Wednesday, October 2, 2024

Recently I had a dream where Zachary Levi explained to me in excruciating detail why men don’t like me.


It hurt, but it didn’t hurt, because ZL is not someone I’ve ever cared for…even so, that doesn’t change the truth and despite it being a dream it has excavated some very old pain. 


My dream life is often much more vivid than my real life and, in this case, the words in them are not made up, but memories of what other boys said in my youth.


My whole life, from third grade on, I have been hyper aware of my distinct lack of appeal to anyone who didn’t have to like me.


Women and men equally don’t like me, but it hurts more with men because society places so much worth on women’s worth to men and the older I get the more I know I’ve failed at life.


From the time I was 12, my mom always pushed me to be normal. In restaurants she’d verbally nudge me to talk to waiters and it only got worse as I got older. 

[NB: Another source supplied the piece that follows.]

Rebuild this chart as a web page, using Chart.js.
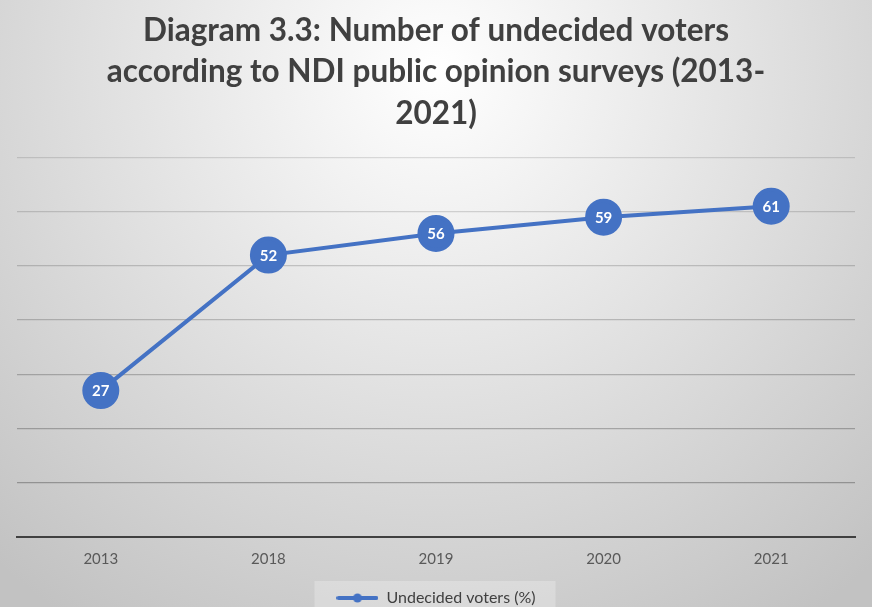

My lack of interest in men seemed to both insult and infuriate her, even before I tried to come out. In her eyes I just wasn’t trying hard enough and if I did I’d “get one.”


She didn’t believe in my ugliness like I did because she believed it was only a matter of my tweaking things. Her anger wasn’t with my looks, but with my indifference, my lack of engaging in the efforts to have a boyfriend.


For more than 40 years I have never doubted my attraction to women, even if I  didn't understand it or welcome it in the beginning and still don't to some extent. To this day, I find my strongest emotional and romantic and (this said with much reluctance and even some shame) physical pull to women.


But because I have recently found myself a tad flustered around this guy I know, I have to wonder if maybe I should consider myself queer (a word that doesn't sit well on my mouth since I grew up with it being considered a slur) instead of a lesbian.